This week, a committee formed by Reserve Bank of India Governor Raghuram Rajan recommended that the central bank prioritize lowering consumer prices.
However, as the International Business Times reports, any reform efforts could be undone by country’s political divide, where neither the ruling Congress Party or the opposition Bharatiya Janata Party, or BJP, appear ready to win a majority in the upcoming elections.
In many ways, this division in India’s economic thinking can be encapsulated by the dispute between two of the nation’s foremost economists – Jagdish Bhagwati and Institute for New Economic Thinking Advisory Board member Amartya Sen – that erupted over the summer.
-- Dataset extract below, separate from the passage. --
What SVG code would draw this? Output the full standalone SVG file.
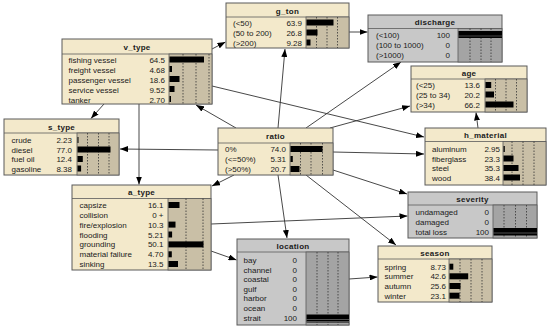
<svg xmlns="http://www.w3.org/2000/svg" width="550" height="328" viewBox="0 0 550 328">
<style>
.box{fill:#f3e9cb;stroke:#5a5a5a;stroke-width:1}
.gbox{fill:#c8c8c8;stroke:#5a5a5a;stroke-width:1}
.bar{fill:#c9bfa6;stroke:#5a5a5a;stroke-width:0.8}
.gbar{fill:#a4a4a4;stroke:#5a5a5a;stroke-width:0.8}
.sep{stroke:#5a5a5a;stroke-width:0.8}
.dot{stroke:#333;stroke-width:0.8;stroke-dasharray:1.5,1.5}
.b{fill:#000}
text{font-family:"Liberation Sans",Arial,sans-serif;font-size:8px;fill:#1a1a1a}
.t{font-weight:bold;text-anchor:middle;letter-spacing:0.3px}
.v{text-anchor:end}
.conn line{stroke:#333;stroke-width:0.9;marker-end:url(#ah)}
</style>
<defs>
<marker id="ah" markerWidth="8" markerHeight="6" refX="8" refY="3" orient="auto" markerUnits="userSpaceOnUse">
<path d="M0,0 L8,3 L0,6 Z" fill="#000"/>
</marker>
</defs>
<rect width="550" height="328" fill="#fff"/>

<g class="conn">
<line x1="236" y1="128" x2="196" y2="105"/>
<line x1="278" y1="128" x2="285" y2="49"/>
<line x1="306" y1="128" x2="401" y2="62"/>
<line x1="330" y1="128" x2="410" y2="106"/>
<line x1="212" y1="86" x2="424" y2="137"/>
<line x1="333" y1="152" x2="424" y2="154"/>
<line x1="333" y1="170" x2="407" y2="194"/>
<line x1="306" y1="175" x2="396" y2="245"/>
<line x1="278" y1="175" x2="287" y2="238"/>
<line x1="234" y1="175" x2="212" y2="186"/>
<line x1="218" y1="150" x2="120" y2="149"/>
<line x1="104" y1="104" x2="91" y2="118.5"/>
<line x1="139" y1="104" x2="139" y2="184.5"/>
<line x1="212" y1="49" x2="225.5" y2="42"/>
<line x1="349" y1="32" x2="367.5" y2="32"/>
<line x1="478" y1="128" x2="476" y2="112.5"/>
<line x1="211" y1="224" x2="407.5" y2="216"/>
<line x1="211" y1="251" x2="236.5" y2="260"/>
<line x1="349" y1="279" x2="377.5" y2="277"/>
</g>

<g id="v_type">
<rect class="box" x="62" y="39" width="150" height="65"/>
<line class="sep" x1="62" y1="54" x2="212" y2="54"/>
<rect class="bar" x="169" y="54" width="43" height="50"/>
<line class="dot" x1="183" y1="54" x2="183" y2="104"/>
<line class="dot" x1="196" y1="54" x2="196" y2="104"/>
<line class="dot" x1="209" y1="54" x2="209" y2="104"/>
<text class="t" x="137" y="50">v_type</text>
<text x="68.5" y="63">fishing vessel</text><text class="v" x="165" y="63">64.5</text><rect class="b" x="169.5" y="56.5" width="34.5" height="6"/>
<text x="68.5" y="72.5">freight vessel</text><text class="v" x="165" y="72.5">4.68</text><rect class="b" x="169.5" y="66" width="2.5" height="6"/>
<text x="68.5" y="82.5">passenger vessel</text><text class="v" x="165" y="82.5">18.6</text><rect class="b" x="169.5" y="76" width="10" height="6"/>
<text x="68.5" y="92.5">service vessel</text><text class="v" x="165" y="92.5">9.52</text><rect class="b" x="169.5" y="86" width="5" height="6"/>
<text x="68.5" y="102.5">tanker</text><text class="v" x="165" y="102.5">2.70</text><rect class="b" x="169.5" y="96" width="1.5" height="6"/>
</g>

<g id="g_ton">
<rect class="box" x="226" y="3" width="123" height="45"/>
<line class="sep" x1="226" y1="17" x2="349" y2="17"/>
<rect class="bar" x="306" y="17" width="43" height="31"/>
<line class="dot" x1="316.5" y1="17" x2="316.5" y2="48"/>
<line class="dot" x1="327" y1="17" x2="327" y2="48"/>
<line class="dot" x1="337.5" y1="17" x2="337.5" y2="48"/>
<text class="t" x="287.5" y="13.5">g_ton</text>
<text x="233" y="25.7">(&lt;50)</text><text class="v" x="302" y="25.7">63.9</text><rect class="b" x="306.5" y="19.5" width="27" height="6"/>
<text x="233" y="35.7">(50 to 200)</text><text class="v" x="302" y="35.7">26.8</text><rect class="b" x="306.5" y="29.5" width="11" height="6"/>
<text x="233" y="45.7">(&gt;200)</text><text class="v" x="302" y="45.7">9.28</text><rect class="b" x="306.5" y="39.5" width="4" height="6"/>
</g>

<g id="discharge">
<rect class="gbox" x="368" y="15" width="134" height="47"/>
<line class="sep" x1="368" y1="28.5" x2="502" y2="28.5"/>
<rect class="gbar" x="458" y="28.5" width="44" height="33.5"/>
<line class="dot" x1="470" y1="28.5" x2="470" y2="62"/>
<line class="dot" x1="481" y1="28.5" x2="481" y2="62"/>
<line class="dot" x1="491" y1="28.5" x2="491" y2="62"/>
<text class="t" x="435" y="25">discharge</text>
<text x="376" y="38">(&lt;100)</text><text class="v" x="450" y="38">100</text><rect class="b" x="458.5" y="31" width="43.5" height="7"/><line x1="458.5" y1="36" x2="502" y2="36" stroke="#777" stroke-width="0.6"/>
<text x="376" y="48">(100 to 1000)</text><text class="v" x="450" y="48">0</text>
<text x="376" y="58">(&gt;1000)</text><text class="v" x="450" y="58">0</text>
</g>

<g id="age">
<rect class="box" x="411" y="66" width="116" height="46"/>
<line class="sep" x1="411" y1="79" x2="527" y2="79"/>
<rect class="bar" x="485" y="79" width="42" height="33"/>
<line class="dot" x1="495.5" y1="79" x2="495.5" y2="112"/>
<line class="dot" x1="506" y1="79" x2="506" y2="112"/>
<line class="dot" x1="516.5" y1="79" x2="516.5" y2="112"/>
<text class="t" x="469" y="75.5">age</text>
<text x="416" y="88">(&lt;25)</text><text class="v" x="480" y="88">13.6</text><rect class="b" x="485.5" y="82" width="5.7" height="6"/>
<text x="416" y="97.5">(25 to 34)</text><text class="v" x="480" y="97.5">20.2</text><rect class="b" x="485.5" y="91.5" width="8.5" height="6"/>
<text x="416" y="107.5">(&gt;34)</text><text class="v" x="480" y="107.5">66.2</text><rect class="b" x="485.5" y="101.5" width="28" height="6"/>
</g>

<g id="h_material">
<rect class="box" x="425" y="128" width="121" height="57"/>
<line class="sep" x1="425" y1="141.5" x2="546" y2="141.5"/>
<rect class="bar" x="503" y="141.5" width="43" height="43.5"/>
<line class="dot" x1="512" y1="141.5" x2="512" y2="185"/>
<line class="dot" x1="523" y1="141.5" x2="523" y2="185"/>
<line class="dot" x1="534" y1="141.5" x2="534" y2="185"/>
<text class="t" x="485.5" y="138">h_material</text>
<text x="432" y="152">aluminum</text><text class="v" x="500" y="152">2.95</text><rect class="b" x="503.5" y="146" width="1.3" height="6"/>
<text x="432" y="161.5">fiberglass</text><text class="v" x="500" y="161.5">23.3</text><rect class="b" x="503.5" y="155.5" width="10" height="6"/>
<text x="432" y="171">steel</text><text class="v" x="500" y="171">35.3</text><rect class="b" x="503.5" y="165" width="15" height="6"/>
<text x="432" y="180.5">wood</text><text class="v" x="500" y="180.5">38.4</text><rect class="b" x="503.5" y="174.5" width="16.5" height="6"/>
</g>

<g id="s_type">
<rect class="box" x="4" y="119" width="115" height="56"/>
<line class="sep" x1="4" y1="133" x2="119" y2="133"/>
<rect class="bar" x="77" y="133" width="42" height="42"/>
<line class="dot" x1="87.5" y1="133" x2="87.5" y2="175"/>
<line class="dot" x1="98.5" y1="133" x2="98.5" y2="175"/>
<line class="dot" x1="109" y1="133" x2="109" y2="175"/>
<text class="t" x="61.5" y="129.5">s_type</text>
<text x="11.5" y="143">crude</text><text class="v" x="72" y="143">2.23</text><rect class="b" x="77.5" y="137" width="1" height="6"/>
<text x="11.5" y="152.5">diesel</text><text class="v" x="72" y="152.5">77.0</text><rect class="b" x="77.5" y="146.5" width="33" height="6"/>
<text x="11.5" y="162">fuel oil</text><text class="v" x="72" y="162">12.4</text><rect class="b" x="77.5" y="156" width="5.3" height="6"/>
<text x="11.5" y="171.5">gasoline</text><text class="v" x="72" y="171.5">8.38</text><rect class="b" x="77.5" y="165.5" width="3.6" height="6"/>
</g>

<g id="ratio">
<rect class="box" x="218" y="128" width="115" height="47"/>
<line class="sep" x1="218" y1="143" x2="333" y2="143"/>
<rect class="bar" x="290" y="143" width="43" height="32"/>
<line class="dot" x1="300.5" y1="143" x2="300.5" y2="175"/>
<line class="dot" x1="311" y1="143" x2="311" y2="175"/>
<line class="dot" x1="322.5" y1="143" x2="322.5" y2="175"/>
<text class="t" x="275.5" y="139">ratio</text>
<text x="225" y="152">0%</text><text class="v" x="286" y="152">74.0</text><rect class="b" x="290.5" y="146" width="32" height="6"/>
<text x="225" y="162">(&lt;=50%)</text><text class="v" x="286" y="162">5.31</text><rect class="b" x="290.5" y="156" width="2.3" height="6"/>
<text x="225" y="172">(&gt;50%)</text><text class="v" x="286" y="172">20.7</text><rect class="b" x="290.5" y="166" width="9" height="6"/>
</g>

<g id="a_type">
<rect class="box" x="72" y="185" width="139" height="85"/>
<line class="sep" x1="72" y1="198.5" x2="211" y2="198.5"/>
<rect class="bar" x="168" y="198.5" width="43" height="71.5"/>
<line class="dot" x1="186" y1="198.5" x2="186" y2="270"/>
<line class="dot" x1="203" y1="198.5" x2="203" y2="270"/>
<text class="t" x="141.5" y="195">a_type</text>
<text x="79.5" y="208">capsize</text><text class="v" x="163.5" y="208">16.1</text><rect class="b" x="168.5" y="202" width="11" height="6"/>
<text x="79.5" y="217.7">collision</text><text class="v" x="163.5" y="217.7">0 +</text>
<text x="79.5" y="227.6">fire/explosion</text><text class="v" x="163.5" y="227.6">10.3</text><rect class="b" x="168.5" y="221.6" width="7" height="6"/>
<text x="79.5" y="237.5">flooding</text><text class="v" x="163.5" y="237.5">5.21</text><rect class="b" x="168.5" y="231.5" width="3.6" height="6"/>
<text x="79.5" y="247.4">grounding</text><text class="v" x="163.5" y="247.4">50.1</text><rect class="b" x="168.5" y="241.4" width="35" height="6"/>
<text x="79.5" y="257.3">material failure</text><text class="v" x="163.5" y="257.3">4.70</text><rect class="b" x="168.5" y="251.3" width="3.3" height="6"/>
<text x="79.5" y="267">sinking</text><text class="v" x="163.5" y="267">13.5</text><rect class="b" x="168.5" y="261" width="9.5" height="6"/>
</g>

<g id="location">
<rect class="gbox" x="237" y="239" width="112" height="86"/>
<line class="sep" x1="237" y1="252" x2="349" y2="252"/>
<rect class="gbar" x="306" y="252" width="43" height="73"/>
<line class="dot" x1="317" y1="252" x2="317" y2="325"/>
<line class="dot" x1="328" y1="252" x2="328" y2="325"/>
<line class="dot" x1="338" y1="252" x2="338" y2="325"/>
<text class="t" x="293" y="248.5">location</text>
<text x="243.5" y="263">bay</text><text class="v" x="297" y="263">0</text>
<text x="243.5" y="272.6">channel</text><text class="v" x="297" y="272.6">0</text>
<text x="243.5" y="282.2">coastal</text><text class="v" x="297" y="282.2">0</text>
<text x="243.5" y="291.8">gulf</text><text class="v" x="297" y="291.8">0</text>
<text x="243.5" y="301.4">harbor</text><text class="v" x="297" y="301.4">0</text>
<text x="243.5" y="311">ocean</text><text class="v" x="297" y="311">0</text>
<text x="243.5" y="320.6">strait</text><text class="v" x="297" y="320.6">100</text>
<rect class="b" x="306.5" y="314.5" width="42.5" height="8"/>
<line x1="306.5" y1="319.5" x2="349" y2="319.5" stroke="#888" stroke-width="0.6"/>
<line x1="306.5" y1="321.5" x2="349" y2="321.5" stroke="#888" stroke-width="0.6"/>
</g>

<g id="severity">
<rect class="gbox" x="408" y="192" width="129" height="46"/>
<line class="sep" x1="408" y1="205" x2="537" y2="205"/>
<rect class="gbar" x="493" y="205" width="44" height="33"/>
<line class="dot" x1="504" y1="205" x2="504" y2="238"/>
<line class="dot" x1="515.5" y1="205" x2="515.5" y2="238"/>
<line class="dot" x1="526.5" y1="205" x2="526.5" y2="238"/>
<text class="t" x="472.5" y="201.5">severity</text>
<text x="415.5" y="215.3">undamaged</text><text class="v" x="489" y="215.3">0</text>
<text x="415.5" y="225">damaged</text><text class="v" x="489" y="225">0</text>
<text x="415.5" y="234.7">total loss</text><text class="v" x="489" y="234.7">100</text>
<rect class="b" x="493.5" y="228" width="43.5" height="7.5"/>
<line x1="493.5" y1="233" x2="537" y2="233" stroke="#888" stroke-width="0.6"/>
</g>

<g id="season">
<rect class="box" x="378" y="246" width="114" height="56"/>
<line class="sep" x1="378" y1="259" x2="492" y2="259"/>
<rect class="bar" x="449" y="259" width="43" height="43"/>
<line class="dot" x1="460" y1="259" x2="460" y2="302"/>
<line class="dot" x1="471" y1="259" x2="471" y2="302"/>
<line class="dot" x1="482" y1="259" x2="482" y2="302"/>
<text class="t" x="435" y="255.5">season</text>
<text x="384.5" y="269.7">spring</text><text class="v" x="446" y="269.7">8.73</text><rect class="b" x="449.5" y="263.7" width="3.8" height="6"/>
<text x="384.5" y="279.3">summer</text><text class="v" x="446" y="279.3">42.6</text><rect class="b" x="449.5" y="273.3" width="18.7" height="6"/>
<text x="384.5" y="289">autumn</text><text class="v" x="446" y="289">25.6</text><rect class="b" x="449.5" y="283" width="11" height="6"/>
<text x="384.5" y="298.7">winter</text><text class="v" x="446" y="298.7">23.1</text><rect class="b" x="449.5" y="292.7" width="10" height="6"/>
</g>
</svg>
This story from The Prospect magazine offers a good summary of the argument.
Institute for New Economic Thinking Advisory Board member Joseph Stiglitz also has weighed in on India’s economic problems. In a speech in Bangalore at the Azim Premji Institute, Stiglitz singled out corruption as one of the root causes of India’s issues. But, Stiglitz cautioned, simply addressing corruption will not fix the country’s difficulties in generating growth. This story from the Times of India summarizes Stiglitz’s ideas on what India needs to do to transform its economy.
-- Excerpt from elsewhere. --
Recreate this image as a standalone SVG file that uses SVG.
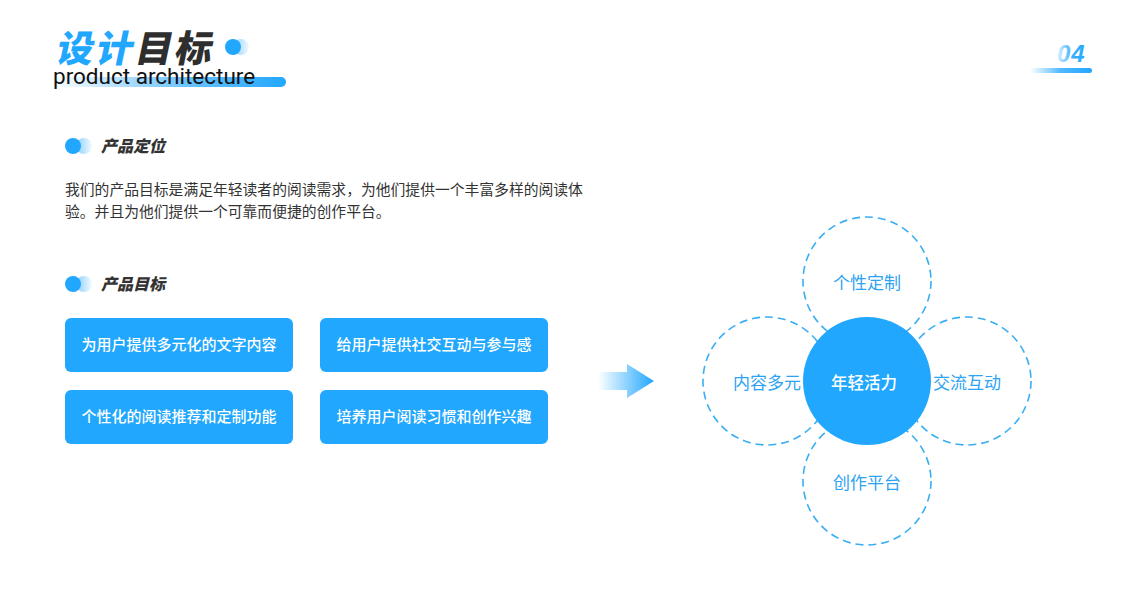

Considering India’s rising role in the global economy, the Institute is building a strong presence there along with its partners at Azim Premji University. The Institute recently completed its annual winter school in Bangalore and will be running a summer school in 2014, as it has for the past two years. Expect more India-related research in the coming years as the Institute turns its focus to this vibrant, fascinating country.